CI/CD Integration Patterns
- Contract publication: On each consumer build of main, publish pacts tagged main; on PRs, tag with the branch name.
- Provider gate: Before merging or releasing, verify against:
- main-tagged contracts (current baseline), and
- any PR/feature tags you agree to support.
- Pending pacts: Enable pending mode so new consumer expectations don’t immediately fail your provider build until you’ve had a chance to implement them.
- Environments: Promote verification results by tag (e.g., “staging”, “prod”) rather than rebuilding artifacts per environment.
- Deployment checks: Block deploys if there’s an unverified contract for the target environment/tag.
Monorepo vs. Polyrepo
- Monorepo: Simple discovery and shared tooling; easy local end-to-end smoke tests. Risk: tighter coupling and noisier CI.
- Polyrepo: Stronger service autonomy; use a broker to decouple pipelines and coordinate compatibility across repos.
In both models, treat contracts as first-class artifacts with versioning and retention policies.
Messaging Contracts (Kafka/SNS/SQS)
For event-driven systems, apply the same principles:
- Consumers define expected event shapes (key, headers, payload schema) and subscription semantics.
- Providers (producers) verify they publish events matching those expectations using contract verifiers or schema registries plus contract wrappers.
- Use provider states to seed upstream conditions that produce the event under test.

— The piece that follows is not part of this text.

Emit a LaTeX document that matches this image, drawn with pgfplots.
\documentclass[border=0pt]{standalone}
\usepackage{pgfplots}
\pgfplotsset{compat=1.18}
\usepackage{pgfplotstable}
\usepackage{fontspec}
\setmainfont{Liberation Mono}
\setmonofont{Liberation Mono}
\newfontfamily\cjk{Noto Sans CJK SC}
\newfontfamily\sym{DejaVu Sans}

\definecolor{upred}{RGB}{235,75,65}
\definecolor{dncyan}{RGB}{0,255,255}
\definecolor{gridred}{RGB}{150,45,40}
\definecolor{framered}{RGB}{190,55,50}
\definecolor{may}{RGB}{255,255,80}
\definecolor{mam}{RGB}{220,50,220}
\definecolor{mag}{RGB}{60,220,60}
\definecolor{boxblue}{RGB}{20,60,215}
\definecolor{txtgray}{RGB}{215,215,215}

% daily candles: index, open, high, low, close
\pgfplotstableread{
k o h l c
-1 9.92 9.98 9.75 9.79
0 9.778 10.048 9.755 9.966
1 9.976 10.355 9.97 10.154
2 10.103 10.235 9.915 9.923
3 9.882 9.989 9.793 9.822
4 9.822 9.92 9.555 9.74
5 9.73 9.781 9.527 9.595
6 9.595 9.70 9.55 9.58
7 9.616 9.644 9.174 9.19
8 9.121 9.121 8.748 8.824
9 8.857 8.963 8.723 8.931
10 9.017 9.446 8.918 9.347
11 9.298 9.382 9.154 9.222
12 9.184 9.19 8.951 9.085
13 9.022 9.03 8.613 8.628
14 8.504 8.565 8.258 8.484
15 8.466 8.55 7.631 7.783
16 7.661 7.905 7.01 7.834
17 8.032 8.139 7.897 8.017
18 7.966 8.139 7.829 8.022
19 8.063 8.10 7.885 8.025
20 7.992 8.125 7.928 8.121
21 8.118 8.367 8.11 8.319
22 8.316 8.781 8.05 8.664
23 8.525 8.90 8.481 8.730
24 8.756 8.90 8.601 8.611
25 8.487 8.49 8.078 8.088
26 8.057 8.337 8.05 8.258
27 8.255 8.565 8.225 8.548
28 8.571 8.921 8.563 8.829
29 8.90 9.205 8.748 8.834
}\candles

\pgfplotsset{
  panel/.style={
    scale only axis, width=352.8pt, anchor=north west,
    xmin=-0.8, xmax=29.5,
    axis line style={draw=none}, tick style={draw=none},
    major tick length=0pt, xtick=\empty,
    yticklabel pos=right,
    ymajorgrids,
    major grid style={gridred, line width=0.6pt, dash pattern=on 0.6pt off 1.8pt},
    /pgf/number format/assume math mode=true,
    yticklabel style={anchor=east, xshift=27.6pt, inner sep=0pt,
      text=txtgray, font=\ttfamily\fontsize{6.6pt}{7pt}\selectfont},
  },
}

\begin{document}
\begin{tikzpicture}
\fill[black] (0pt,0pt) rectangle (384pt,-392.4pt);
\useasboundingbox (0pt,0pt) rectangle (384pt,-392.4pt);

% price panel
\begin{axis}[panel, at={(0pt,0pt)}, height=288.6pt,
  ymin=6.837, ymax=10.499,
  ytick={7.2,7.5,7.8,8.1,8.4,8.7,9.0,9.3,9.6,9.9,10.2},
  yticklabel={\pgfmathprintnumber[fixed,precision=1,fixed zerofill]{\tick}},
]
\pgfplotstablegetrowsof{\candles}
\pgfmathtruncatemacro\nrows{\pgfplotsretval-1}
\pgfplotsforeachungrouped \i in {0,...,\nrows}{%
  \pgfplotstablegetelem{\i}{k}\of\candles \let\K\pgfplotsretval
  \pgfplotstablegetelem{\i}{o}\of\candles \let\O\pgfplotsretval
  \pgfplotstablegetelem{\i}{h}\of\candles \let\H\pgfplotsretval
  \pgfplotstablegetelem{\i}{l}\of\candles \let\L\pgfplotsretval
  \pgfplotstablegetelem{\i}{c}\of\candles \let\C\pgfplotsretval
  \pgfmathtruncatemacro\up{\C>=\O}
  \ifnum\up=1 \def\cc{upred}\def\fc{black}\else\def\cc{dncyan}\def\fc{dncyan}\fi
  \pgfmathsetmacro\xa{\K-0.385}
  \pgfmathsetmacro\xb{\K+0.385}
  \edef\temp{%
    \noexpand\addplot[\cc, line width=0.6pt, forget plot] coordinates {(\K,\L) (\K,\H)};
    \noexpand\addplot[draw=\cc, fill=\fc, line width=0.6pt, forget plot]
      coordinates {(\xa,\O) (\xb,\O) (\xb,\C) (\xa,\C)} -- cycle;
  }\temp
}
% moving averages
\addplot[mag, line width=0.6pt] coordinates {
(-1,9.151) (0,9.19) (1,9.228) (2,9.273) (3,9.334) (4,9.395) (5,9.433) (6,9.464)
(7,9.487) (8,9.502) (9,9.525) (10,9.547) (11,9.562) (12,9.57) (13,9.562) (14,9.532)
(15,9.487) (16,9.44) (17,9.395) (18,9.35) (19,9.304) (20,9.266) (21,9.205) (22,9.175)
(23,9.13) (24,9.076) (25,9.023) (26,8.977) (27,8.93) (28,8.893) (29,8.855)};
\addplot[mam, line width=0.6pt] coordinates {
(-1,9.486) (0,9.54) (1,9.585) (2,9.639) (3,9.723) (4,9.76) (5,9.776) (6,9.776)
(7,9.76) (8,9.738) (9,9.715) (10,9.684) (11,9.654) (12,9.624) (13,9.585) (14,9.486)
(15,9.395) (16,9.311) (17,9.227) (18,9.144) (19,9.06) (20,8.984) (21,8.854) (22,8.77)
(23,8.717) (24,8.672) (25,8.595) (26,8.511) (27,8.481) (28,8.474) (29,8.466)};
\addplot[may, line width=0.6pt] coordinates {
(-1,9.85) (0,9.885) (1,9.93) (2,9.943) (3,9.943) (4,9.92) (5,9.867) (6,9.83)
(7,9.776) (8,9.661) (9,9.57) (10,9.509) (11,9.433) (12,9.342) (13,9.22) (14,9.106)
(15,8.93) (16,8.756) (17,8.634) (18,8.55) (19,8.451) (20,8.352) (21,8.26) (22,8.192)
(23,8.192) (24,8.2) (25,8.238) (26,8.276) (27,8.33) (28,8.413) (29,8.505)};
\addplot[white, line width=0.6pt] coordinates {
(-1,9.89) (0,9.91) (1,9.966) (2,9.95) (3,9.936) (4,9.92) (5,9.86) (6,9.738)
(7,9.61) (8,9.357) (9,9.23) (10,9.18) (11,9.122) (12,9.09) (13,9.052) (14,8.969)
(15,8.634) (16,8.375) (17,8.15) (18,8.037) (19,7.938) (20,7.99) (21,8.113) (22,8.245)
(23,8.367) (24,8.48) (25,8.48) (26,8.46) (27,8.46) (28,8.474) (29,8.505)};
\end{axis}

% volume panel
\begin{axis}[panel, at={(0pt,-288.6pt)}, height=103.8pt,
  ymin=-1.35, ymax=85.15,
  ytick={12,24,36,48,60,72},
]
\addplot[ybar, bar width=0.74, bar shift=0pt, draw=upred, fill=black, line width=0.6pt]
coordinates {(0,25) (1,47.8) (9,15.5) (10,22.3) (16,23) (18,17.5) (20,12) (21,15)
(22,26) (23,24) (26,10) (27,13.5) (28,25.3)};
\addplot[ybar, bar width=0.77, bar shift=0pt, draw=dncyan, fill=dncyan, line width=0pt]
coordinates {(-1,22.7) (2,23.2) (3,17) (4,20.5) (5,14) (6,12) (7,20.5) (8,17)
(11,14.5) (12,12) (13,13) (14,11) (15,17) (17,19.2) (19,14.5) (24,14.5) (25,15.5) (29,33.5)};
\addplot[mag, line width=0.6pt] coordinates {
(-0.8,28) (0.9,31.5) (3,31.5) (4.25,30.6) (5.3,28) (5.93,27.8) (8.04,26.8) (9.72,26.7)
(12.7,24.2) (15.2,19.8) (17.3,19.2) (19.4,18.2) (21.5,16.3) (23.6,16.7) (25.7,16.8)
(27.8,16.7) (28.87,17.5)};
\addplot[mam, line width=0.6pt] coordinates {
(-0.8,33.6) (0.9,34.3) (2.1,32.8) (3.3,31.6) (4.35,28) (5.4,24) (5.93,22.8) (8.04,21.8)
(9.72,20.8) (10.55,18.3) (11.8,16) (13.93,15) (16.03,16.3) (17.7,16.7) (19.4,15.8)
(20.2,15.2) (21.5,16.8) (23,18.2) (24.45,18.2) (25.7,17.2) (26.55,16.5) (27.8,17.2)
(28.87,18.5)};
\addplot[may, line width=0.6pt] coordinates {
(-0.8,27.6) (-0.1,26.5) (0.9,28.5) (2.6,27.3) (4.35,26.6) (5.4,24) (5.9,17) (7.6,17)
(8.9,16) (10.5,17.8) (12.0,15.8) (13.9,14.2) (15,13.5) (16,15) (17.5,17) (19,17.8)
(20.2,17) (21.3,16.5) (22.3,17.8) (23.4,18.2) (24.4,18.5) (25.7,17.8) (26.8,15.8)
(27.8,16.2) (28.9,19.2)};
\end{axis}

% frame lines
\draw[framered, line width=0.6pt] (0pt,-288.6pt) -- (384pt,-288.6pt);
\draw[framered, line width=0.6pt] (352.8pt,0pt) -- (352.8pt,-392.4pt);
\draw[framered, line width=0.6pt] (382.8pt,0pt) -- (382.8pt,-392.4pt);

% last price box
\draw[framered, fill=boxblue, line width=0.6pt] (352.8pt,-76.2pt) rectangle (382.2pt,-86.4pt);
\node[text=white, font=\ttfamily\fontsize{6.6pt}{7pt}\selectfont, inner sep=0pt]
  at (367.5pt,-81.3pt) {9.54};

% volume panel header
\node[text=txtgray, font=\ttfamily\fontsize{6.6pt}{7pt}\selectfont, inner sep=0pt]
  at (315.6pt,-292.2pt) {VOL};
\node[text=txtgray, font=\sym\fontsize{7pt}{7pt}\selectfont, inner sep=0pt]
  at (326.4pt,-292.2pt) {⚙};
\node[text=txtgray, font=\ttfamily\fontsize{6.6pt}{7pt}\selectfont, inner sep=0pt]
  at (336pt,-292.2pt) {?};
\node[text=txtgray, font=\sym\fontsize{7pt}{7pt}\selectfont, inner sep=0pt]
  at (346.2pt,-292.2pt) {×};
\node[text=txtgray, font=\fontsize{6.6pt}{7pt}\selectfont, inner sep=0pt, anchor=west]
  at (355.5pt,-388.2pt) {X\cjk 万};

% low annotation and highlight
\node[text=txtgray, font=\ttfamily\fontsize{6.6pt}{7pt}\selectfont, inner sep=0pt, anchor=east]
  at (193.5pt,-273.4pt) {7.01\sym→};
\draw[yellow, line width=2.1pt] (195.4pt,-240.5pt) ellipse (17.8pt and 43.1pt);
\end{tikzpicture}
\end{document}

Key tip: encode idempotency and replay behavior in contracts where relevant.
Common Anti-Patterns
- Over-specifying: Asserting exact arrays, field orders, or timestamps; this creates fragility without business value.
- Contract drift via copy-paste mocks: Always generate mocks from contracts or libraries that can verify against providers.

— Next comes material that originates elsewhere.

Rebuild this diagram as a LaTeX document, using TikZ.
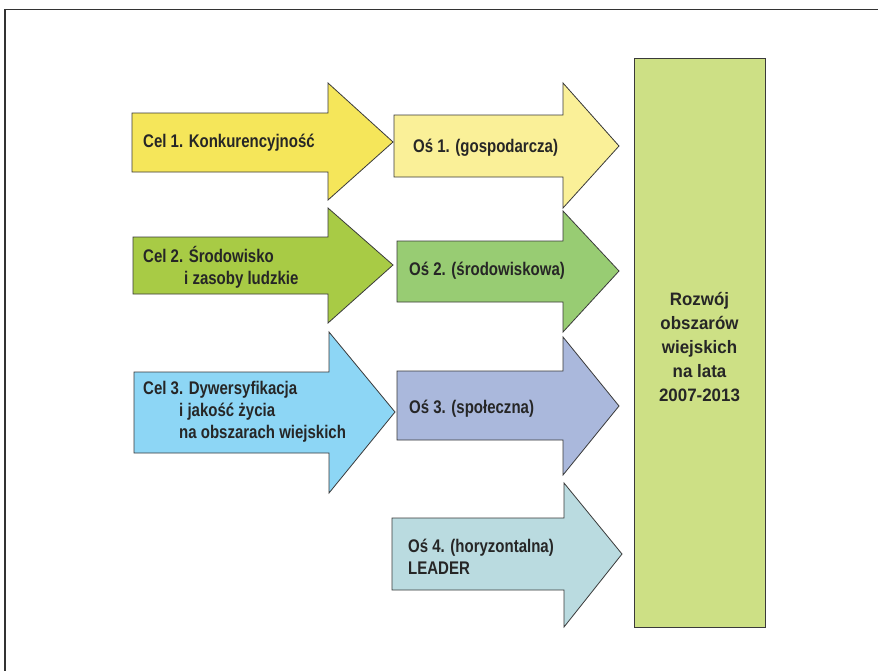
\documentclass[tikz,border=0pt]{standalone}
\usepackage{fontspec}
\setmainfont{Liberation Sans}[FakeStretch=0.82]
\newfontfamily\boxfont{Liberation Sans}[FakeStretch=0.94]
\definecolor{cyel}{HTML}{F5E65A}
\definecolor{oyel}{HTML}{FAF098}
\definecolor{cgrn}{HTML}{A8CB45}
\definecolor{ogrn}{HTML}{98CC73}
\definecolor{cblu}{HTML}{8DD6F5}
\definecolor{oblu}{HTML}{AAB8DC}
\definecolor{ocyn}{HTML}{BADBE0}
\definecolor{boxg}{HTML}{CDE085}
\definecolor{edge}{HTML}{3A3A3A}
\begin{document}
\begin{tikzpicture}[x=1pt,y=-1pt,
  shp/.style={draw=edge,line width=0.8pt,line join=miter},
  lbl/.style={anchor=west,inner sep=0pt,align=left,text=black!85,font=\bfseries\fontsize{18.3}{22}\selectfont},
  boxlbl/.style={inner sep=0pt,align=center,text=black!85,font=\boxfont\bfseries\fontsize{18}{24}\selectfont}]
\useasboundingbox (0,0) rectangle (878,670);
\fill[white] (0,0) rectangle (878,670);
% frame
\draw[line width=1.6pt,black!80] (5,671) -- (5,9.5) -- (879,9.5);
% arrows column 1
\draw[shp,fill=cyel] (132,113) -- (328,113) -- (328,83) -- (393,142) -- (328,200) -- (328,172) -- (132,172) -- cycle;
\draw[shp,fill=cgrn] (133,237) -- (328,237) -- (328,208) -- (393,265) -- (328,323) -- (328,294) -- (133,294) -- cycle;
\draw[shp,fill=cblu] (134,372) -- (329,372) -- (329,332) -- (395,412) -- (329,493) -- (329,453) -- (134,453) -- cycle;
% arrows column 2
\draw[shp,fill=oyel] (394,115) -- (563,115) -- (563,83) -- (619,146) -- (563,208) -- (563,177) -- (394,177) -- cycle;
\draw[shp,fill=ogrn] (397,241) -- (563,241) -- (563,211) -- (619,271) -- (563,332) -- (563,302) -- (397,302) -- cycle;
\draw[shp,fill=oblu] (397,371) -- (563,371) -- (563,337) -- (619,406) -- (563,475) -- (563,440) -- (397,440) -- cycle;
\draw[shp,fill=ocyn] (392,518) -- (564,518) -- (564,483) -- (622,554) -- (564,627) -- (564,590) -- (392,590) -- cycle;
% big box
\draw[shp,fill=boxg] (634,58) rectangle (765,627);
% labels
\node[lbl] (c1) at (143,143) {Cel 1. Konkurencyjność};
\node[lbl] (c2) at (143,267) {Cel 2. Środowisko\\\hspace*{41pt}i zasoby ludzkie};
\node[lbl] (c3) at (143,412) {Cel 3. Dywersyfikacja\\\hspace*{36pt}i jakość życia\\\hspace*{36pt}na obszarach wiejskich};
\node[lbl] (o1) at (413,148) {Oś 1. (gospodarcza)};
\node[lbl] (o2) at (409,271) {Oś 2. (środowiskowa)};
\node[lbl] (o3) at (409,409) {Oś 3. (społeczna)};
\node[lbl] (o4) at (408,557) {Oś 4. (horyzontalna)\\LEADER};
\node[boxlbl] (rw) at (699.5,347) {Rozwój\\obszarów\\wiejskich\\na lata\\2007-2013};
\end{tikzpicture}
\end{document}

- Treating the broker as optional: Without a source of truth, you lose visibility and orchestration.
- One giant “does everything” contract: Split by use case; smaller, focused interactions are easier to evolve.
- Using CDCT to test provider internals: Contracts validate interfaces, not database queries or business rules.

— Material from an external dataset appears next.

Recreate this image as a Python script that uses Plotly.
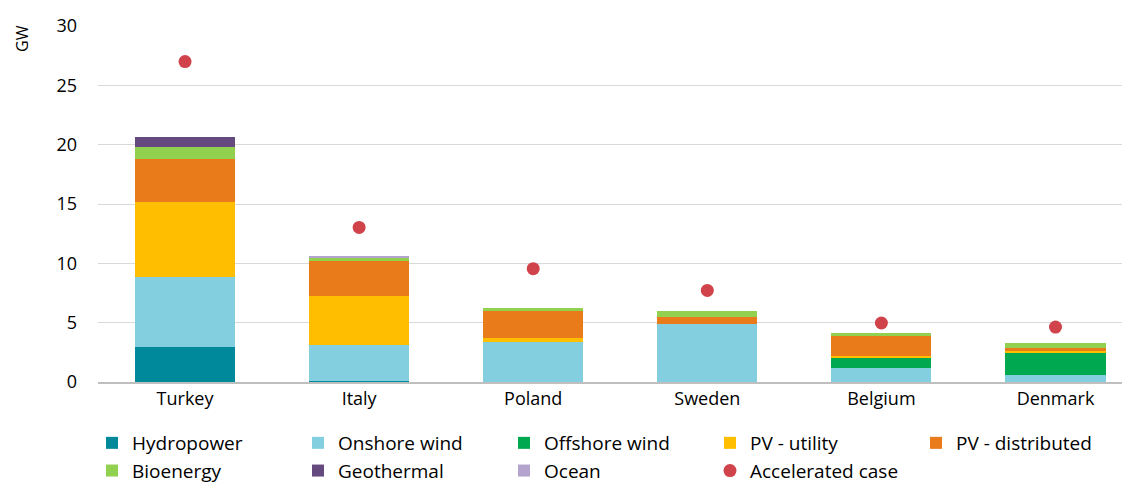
import plotly.graph_objects as go

countries = ["Turkey", "Italy", "Poland", "Sweden", "Belgium", "Denmark"]
hydropower = [2.97, 0.1, 0.0, 0.0, 0.0, 0.0]
onshore_wind = [5.9, 3.0, 3.34, 4.91, 1.2, 0.59]
offshore_wind = [0.0, 0.0, 0.0, 0.0, 0.85, 1.88]
pv_utility = [6.33, 4.13, 0.39, 0.0, 0.14, 0.14]
pv_distributed = [3.56, 2.97, 2.27, 0.59, 1.77, 0.28]
bioenergy = [1.04, 0.25, 0.26, 0.5, 0.14, 0.37]
geothermal = [0.86, 0.0, 0.0, 0.0, 0.0, 0.0]
ocean = [0.0, 0.13, 0.0, 0.0, 0.0, 0.0]
accelerated = [27.0, 13.03, 9.55, 7.72, 4.97, 4.63]

series = [
    ("Hydropower", hydropower, "#00889b"),
    ("Onshore wind", onshore_wind, "#83cfe0"),
    ("Offshore wind", offshore_wind, "#00a84f"),
    ("PV - utility", pv_utility, "#ffbe00"),
    ("PV - distributed", pv_distributed, "#e97b1b"),
    ("Bioenergy", bioenergy, "#92d050"),
    ("Geothermal", geothermal, "#654a7f"),
    ("Ocean", ocean, "#b4a3cd"),
]

FONT = "Open Sans"
OFF = 8  # default page body margin
W, H = 1130 - OFF, 483 - OFF
ML, MT, MB = 98 - OFF, 26 - OFF, 101

fig = go.Figure()
for name, vals, col in series:
    fig.add_trace(go.Bar(x=countries, y=vals, name=name, marker=dict(color=col, line=dict(width=0)),
                         width=0.575))
fig.add_trace(go.Scatter(x=countries, y=accelerated, mode="markers", name="Accelerated case",
                         marker=dict(color="#d1434b", size=13)))

pw = W - ML
ph = H - MT - MB
fig.update_layout(
    barmode="stack",
    width=W, height=H,
    margin=dict(l=ML, r=0, t=MT, b=MB, autoexpand=False),
    plot_bgcolor="white", paper_bgcolor="white",
    font=dict(family=FONT, size=18, color="#000000"),
    showlegend=True,
    legend=dict(orientation="h", xref="container", yref="container",
                x=(92 - OFF) / W, y=1 - (424 - OFF) / H, xanchor="left", yanchor="top",
                entrywidth=161, entrywidthmode="pixels", traceorder="normal",
                font=dict(family=FONT, size=19), itemwidth=30, tracegroupgap=0),
    xaxis=dict(range=[-0.5, 5.428], showline=True, linecolor="#bfbfbf", linewidth=1.5,
               ticks="", tickfont=dict(size=18), showgrid=False, automargin=False),
    yaxis=dict(range=[0, 30], dtick=5, showgrid=True, gridcolor="#d9d9d9", gridwidth=1,
               zeroline=False, ticks="", tickfont=dict(size=18, color="#000000"),
               ticklabelstandoff=20, automargin=False),
    annotations=[dict(text="GW", textangle=-90, xref="paper", yref="paper",
                      x=(22 - 98) / pw, y=(382 - 39) / ph, xanchor="center", yanchor="middle",
                      showarrow=False, font=dict(size=16))],
)
fig.write_html("out.html")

- Ignoring error paths: Include at least one negative interaction (e.g., 404, 422) per critical flow.
Measuring Success
Track outcomes, not just test counts:
- Lead time for changes to consumer or provider APIs
- Rate of production integration incidents and rollbacks
- Mean time to detect (MTTD) compatibility issues (should be minutes in CI)
- Percentage of additive vs. breaking API changes
- Contract verification pass rate across environments/tags
When Not to Use CDCT
- A single consumer and provider both owned by one team with stable release cadence and ample end-to-end coverage.
- Third-party SaaS APIs you don’t control (use schema validation, sandbox tests, and robust fallback strategies instead).
- Binary protocols without good tooling support where building verifiers would cost more than the benefit.
Rollout Playbook
- Pick one critical integration and implement CDCT end-to-end.
- Stand up a contract broker; agree on tagging conventions (main, staging, prod, feature/*).
- Add provider verification as a mandatory CI gate.
- Educate teams on additive change strategy and tolerant readers.
- Expand to high-churn or incident-prone integrations.
- Retire flaky end-to-end tests that are now covered by contracts; keep a thin smoke layer.
- Track metrics and publicize wins (faster merges, fewer breakages).
Practical Tips
- Keep contracts small and intent-focused; prefer 1–3 interactions per user journey, not per endpoint.
- Use provider state handlers to create realistic scenarios without coupling to underlying storage.
- Store contract files as build artifacts; don’t commit generated pacts to source control.
- Make verification fast: run against an in-memory or containerized provider with seeded data.
- For GraphQL, use operation-level contracts with example variables and responses; validate error extensions too.
Conclusion
Consumer-driven contract testing gives teams a precise, automatable way to guarantee compatibility while moving quickly. By letting consumers define what they truly need—and making providers prove it in CI—you replace fragile integration suites with fast, trustworthy checks. Start small, enforce gates, favor additive changes, and let the broker become your compatibility ledger. The payoff is real: fewer surprises, safer deploys, and APIs that can evolve without drama.